***** Given information

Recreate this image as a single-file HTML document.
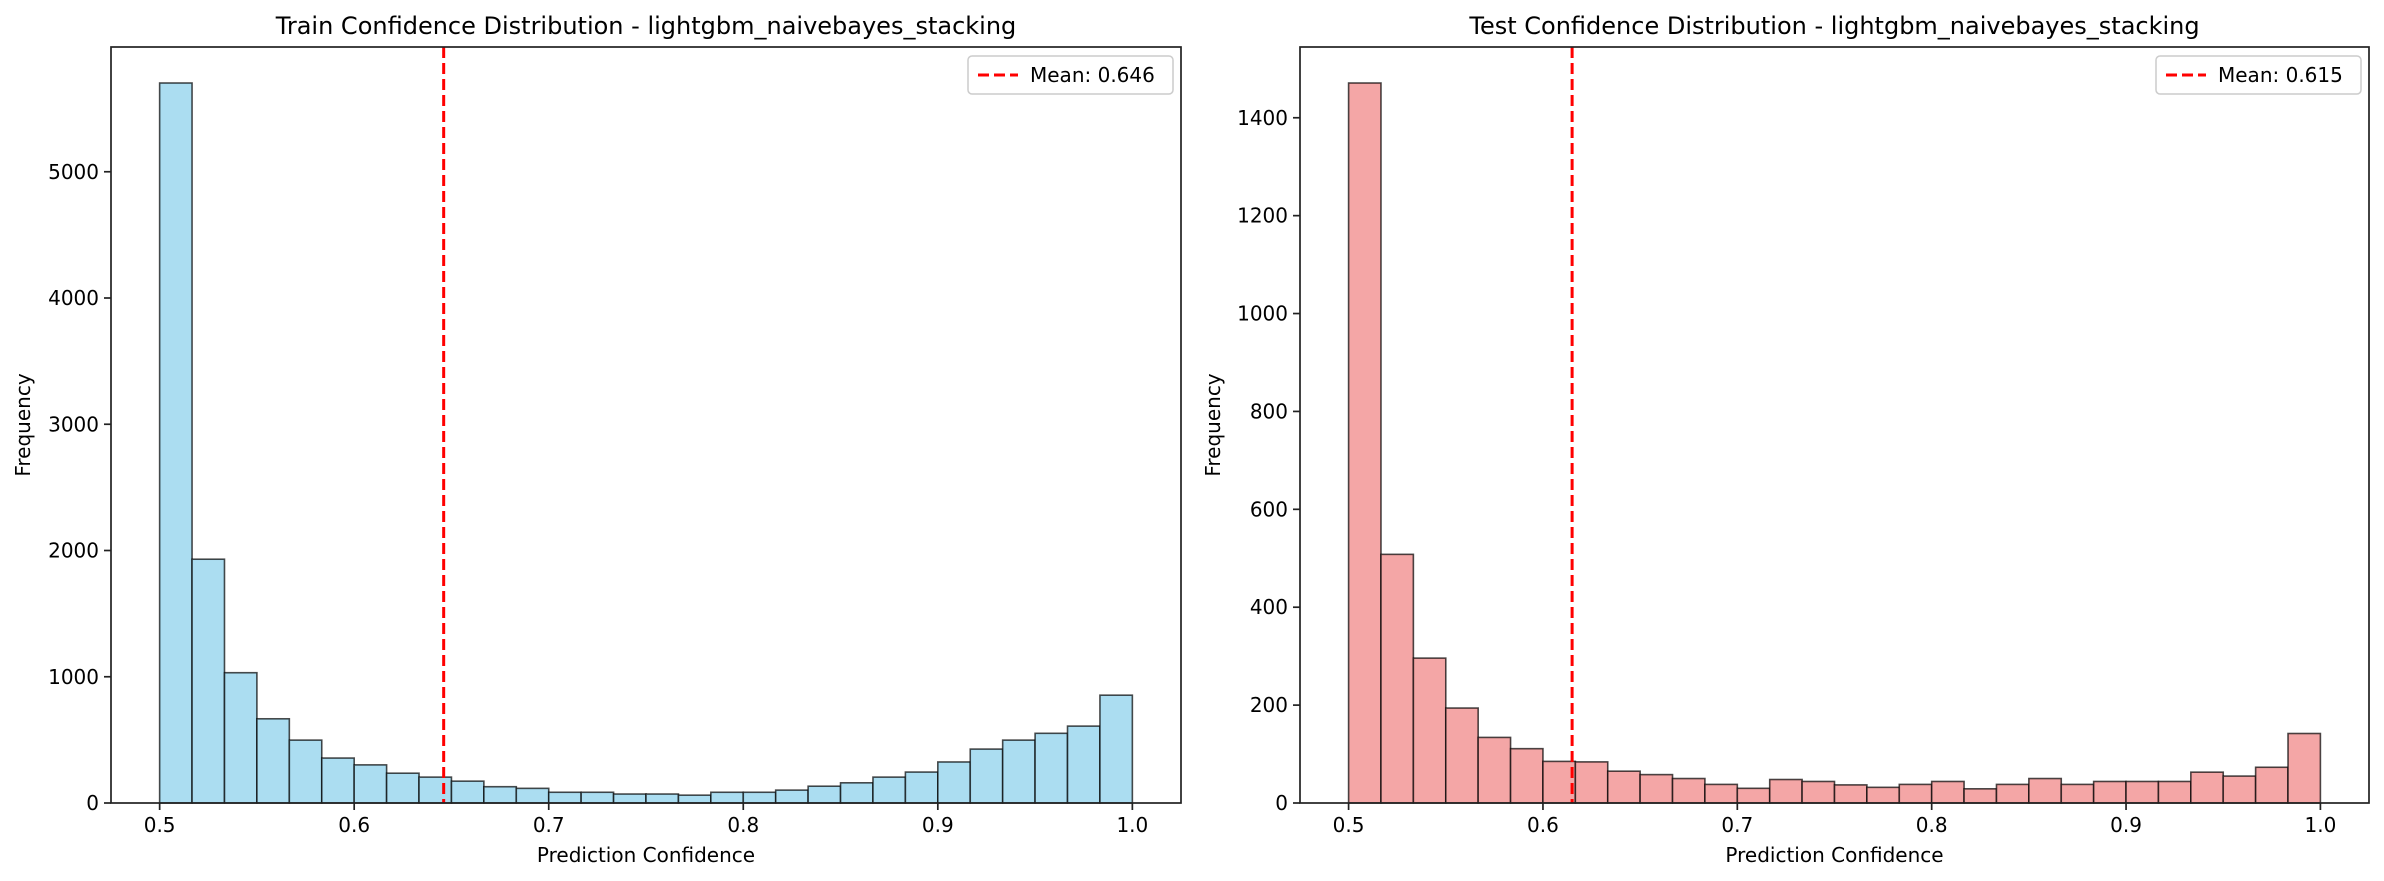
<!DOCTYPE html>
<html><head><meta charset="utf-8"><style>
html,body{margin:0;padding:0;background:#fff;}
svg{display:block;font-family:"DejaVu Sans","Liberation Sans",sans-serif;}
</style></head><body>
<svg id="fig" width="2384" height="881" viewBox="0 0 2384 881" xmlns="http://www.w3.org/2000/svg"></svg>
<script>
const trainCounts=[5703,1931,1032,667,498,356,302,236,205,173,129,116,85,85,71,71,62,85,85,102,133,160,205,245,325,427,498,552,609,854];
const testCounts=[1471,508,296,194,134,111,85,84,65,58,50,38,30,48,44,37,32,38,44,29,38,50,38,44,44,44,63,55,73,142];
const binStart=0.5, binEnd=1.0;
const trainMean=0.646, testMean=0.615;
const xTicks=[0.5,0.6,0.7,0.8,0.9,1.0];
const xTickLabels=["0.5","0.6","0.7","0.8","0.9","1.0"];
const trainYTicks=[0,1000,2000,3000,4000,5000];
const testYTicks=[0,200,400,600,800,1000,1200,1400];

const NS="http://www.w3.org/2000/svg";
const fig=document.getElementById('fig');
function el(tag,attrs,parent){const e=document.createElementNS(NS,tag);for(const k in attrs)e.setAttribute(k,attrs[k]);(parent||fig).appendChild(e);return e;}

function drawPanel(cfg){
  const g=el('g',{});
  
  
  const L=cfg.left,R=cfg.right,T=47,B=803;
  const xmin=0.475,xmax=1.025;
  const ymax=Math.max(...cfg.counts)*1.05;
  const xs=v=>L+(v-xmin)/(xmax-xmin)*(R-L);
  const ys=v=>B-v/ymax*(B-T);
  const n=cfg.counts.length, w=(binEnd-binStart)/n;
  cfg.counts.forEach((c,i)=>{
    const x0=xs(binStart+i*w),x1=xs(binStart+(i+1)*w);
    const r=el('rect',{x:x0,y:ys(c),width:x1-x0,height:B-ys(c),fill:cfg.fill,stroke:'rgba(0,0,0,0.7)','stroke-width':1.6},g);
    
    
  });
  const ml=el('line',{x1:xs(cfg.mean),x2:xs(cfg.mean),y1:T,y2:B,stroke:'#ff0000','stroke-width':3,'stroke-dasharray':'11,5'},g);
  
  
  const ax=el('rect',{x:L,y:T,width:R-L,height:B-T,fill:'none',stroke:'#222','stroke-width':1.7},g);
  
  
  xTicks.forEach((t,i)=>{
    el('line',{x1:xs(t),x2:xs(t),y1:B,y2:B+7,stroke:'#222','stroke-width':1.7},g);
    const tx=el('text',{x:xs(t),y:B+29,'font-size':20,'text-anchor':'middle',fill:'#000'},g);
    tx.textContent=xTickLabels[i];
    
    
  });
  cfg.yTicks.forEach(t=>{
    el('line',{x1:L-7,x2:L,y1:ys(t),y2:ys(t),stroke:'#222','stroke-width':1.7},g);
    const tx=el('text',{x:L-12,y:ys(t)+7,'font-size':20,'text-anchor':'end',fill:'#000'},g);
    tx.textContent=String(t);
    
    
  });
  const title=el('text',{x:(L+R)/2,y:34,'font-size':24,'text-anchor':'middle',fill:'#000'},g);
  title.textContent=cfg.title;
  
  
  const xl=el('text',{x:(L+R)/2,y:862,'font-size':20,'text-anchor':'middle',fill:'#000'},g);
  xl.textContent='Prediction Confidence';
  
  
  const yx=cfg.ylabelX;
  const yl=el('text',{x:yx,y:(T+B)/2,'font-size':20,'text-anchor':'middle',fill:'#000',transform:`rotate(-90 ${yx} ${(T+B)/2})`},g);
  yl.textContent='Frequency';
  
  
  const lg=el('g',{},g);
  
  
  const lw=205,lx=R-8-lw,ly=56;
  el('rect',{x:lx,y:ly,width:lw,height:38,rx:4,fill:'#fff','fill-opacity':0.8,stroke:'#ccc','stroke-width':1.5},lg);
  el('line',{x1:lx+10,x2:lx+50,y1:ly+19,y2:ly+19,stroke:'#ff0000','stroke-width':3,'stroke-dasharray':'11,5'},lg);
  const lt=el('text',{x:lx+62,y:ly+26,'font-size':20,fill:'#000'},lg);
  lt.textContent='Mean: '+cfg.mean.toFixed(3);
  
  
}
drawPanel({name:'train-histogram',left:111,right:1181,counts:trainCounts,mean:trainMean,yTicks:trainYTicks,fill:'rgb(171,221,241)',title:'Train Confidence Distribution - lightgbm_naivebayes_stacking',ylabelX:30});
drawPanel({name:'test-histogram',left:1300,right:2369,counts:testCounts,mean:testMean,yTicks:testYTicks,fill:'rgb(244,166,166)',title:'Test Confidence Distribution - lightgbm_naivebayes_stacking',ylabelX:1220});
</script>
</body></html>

**********

▶ **Stated task**: Transcribe the preceding listing in its entirety and with exact wording, leaving out pictures.

▶ **Task answer**:
Recreate this image as a single-file HTML document.
<!DOCTYPE html>
<html><head><meta charset="utf-8"><style>
html,body{margin:0;padding:0;background:#fff;}
svg{display:block;font-family:"DejaVu Sans","Liberation Sans",sans-serif;}
</style></head><body>
<svg id="fig" width="2384" height="881" viewBox="0 0 2384 881" xmlns="http://www.w3.org/2000/svg"></svg>
<script>
const trainCounts=[5703,1931,1032,667,498,356,302,236,205,173,129,116,85,85,71,71,62,85,85,102,133,160,205,245,325,427,498,552,609,854];
const testCounts=[1471,508,296,194,134,111,85,84,65,58,50,38,30,48,44,37,32,38,44,29,38,50,38,44,44,44,63,55,73,142];
const binStart=0.5, binEnd=1.0;
const trainMean=0.646, testMean=0.615;
const xTicks=[0.5,0.6,0.7,0.8,0.9,1.0];
const xTickLabels=["0.5","0.6","0.7","0.8","0.9","1.0"];
const trainYTicks=[0,1000,2000,3000,4000,5000];
const testYTicks=[0,200,400,600,800,1000,1200,1400];

const NS="http://www.w3.org/2000/svg";
const fig=document.getElementById('fig');
function el(tag,attrs,parent){const e=document.createElementNS(NS,tag);for(const k in attrs)e.setAttribute(k,attrs[k]);(parent||fig).appendChild(e);return e;}

function drawPanel(cfg){
  const g=el('g',{});
  
  
  const L=cfg.left,R=cfg.right,T=47,B=803;
  const xmin=0.475,xmax=1.025;
  const ymax=Math.max(...cfg.counts)*1.05;
  const xs=v=>L+(v-xmin)/(xmax-xmin)*(R-L);
  const ys=v=>B-v/ymax*(B-T);
  const n=cfg.counts.length, w=(binEnd-binStart)/n;
  cfg.counts.forEach((c,i)=>{
    const x0=xs(binStart+i*w),x1=xs(binStart+(i+1)*w);
    const r=el('rect',{x:x0,y:ys(c),width:x1-x0,height:B-ys(c),fill:cfg.fill,stroke:'rgba(0,0,0,0.7)','stroke-width':1.6},g);
    
    
  });
  const ml=el('line',{x1:xs(cfg.mean),x2:xs(cfg.mean),y1:T,y2:B,stroke:'#ff0000','stroke-width':3,'stroke-dasharray':'11,5'},g);
  
  
  const ax=el('rect',{x:L,y:T,width:R-L,height:B-T,fill:'none',stroke:'#222','stroke-width':1.7},g);
  
  
  xTicks.forEach((t,i)=>{
    el('line',{x1:xs(t),x2:xs(t),y1:B,y2:B+7,stroke:'#222','stroke-width':1.7},g);
    const tx=el('text',{x:xs(t),y:B+29,'font-size':20,'text-anchor':'middle',fill:'#000'},g);
    tx.textContent=xTickLabels[i];
    
    
  });
  cfg.yTicks.forEach(t=>{
    el('line',{x1:L-7,x2:L,y1:ys(t),y2:ys(t),stroke:'#222','stroke-width':1.7},g);
    const tx=el('text',{x:L-12,y:ys(t)+7,'font-size':20,'text-anchor':'end',fill:'#000'},g);
    tx.textContent=String(t);
    
    
  });
  const title=el('text',{x:(L+R)/2,y:34,'font-size':24,'text-anchor':'middle',fill:'#000'},g);
  title.textContent=cfg.title;
  
  
  const xl=el('text',{x:(L+R)/2,y:862,'font-size':20,'text-anchor':'middle',fill:'#000'},g);
  xl.textContent='Prediction Confidence';
  
  
  const yx=cfg.ylabelX;
  const yl=el('text',{x:yx,y:(T+B)/2,'font-size':20,'text-anchor':'middle',fill:'#000',transform:`rotate(-90 ${yx} ${(T+B)/2})`},g);
  yl.textContent='Frequency';
  
  
  const lg=el('g',{},g);
  
  
  const lw=205,lx=R-8-lw,ly=56;
  el('rect',{x:lx,y:ly,width:lw,height:38,rx:4,fill:'#fff','fill-opacity':0.8,stroke:'#ccc','stroke-width':1.5},lg);
  el('line',{x1:lx+10,x2:lx+50,y1:ly+19,y2:ly+19,stroke:'#ff0000','stroke-width':3,'stroke-dasharray':'11,5'},lg);
  const lt=el('text',{x:lx+62,y:ly+26,'font-size':20,fill:'#000'},lg);
  lt.textContent='Mean: '+cfg.mean.toFixed(3);
  
  
}
drawPanel({name:'train-histogram',left:111,right:1181,counts:trainCounts,mean:trainMean,yTicks:trainYTicks,fill:'rgb(171,221,241)',title:'Train Confidence Distribution - lightgbm_naivebayes_stacking',ylabelX:30});
drawPanel({name:'test-histogram',left:1300,right:2369,counts:testCounts,mean:testMean,yTicks:testYTicks,fill:'rgb(244,166,166)',title:'Test Confidence Distribution - lightgbm_naivebayes_stacking',ylabelX:1220});
</script>
</body></html>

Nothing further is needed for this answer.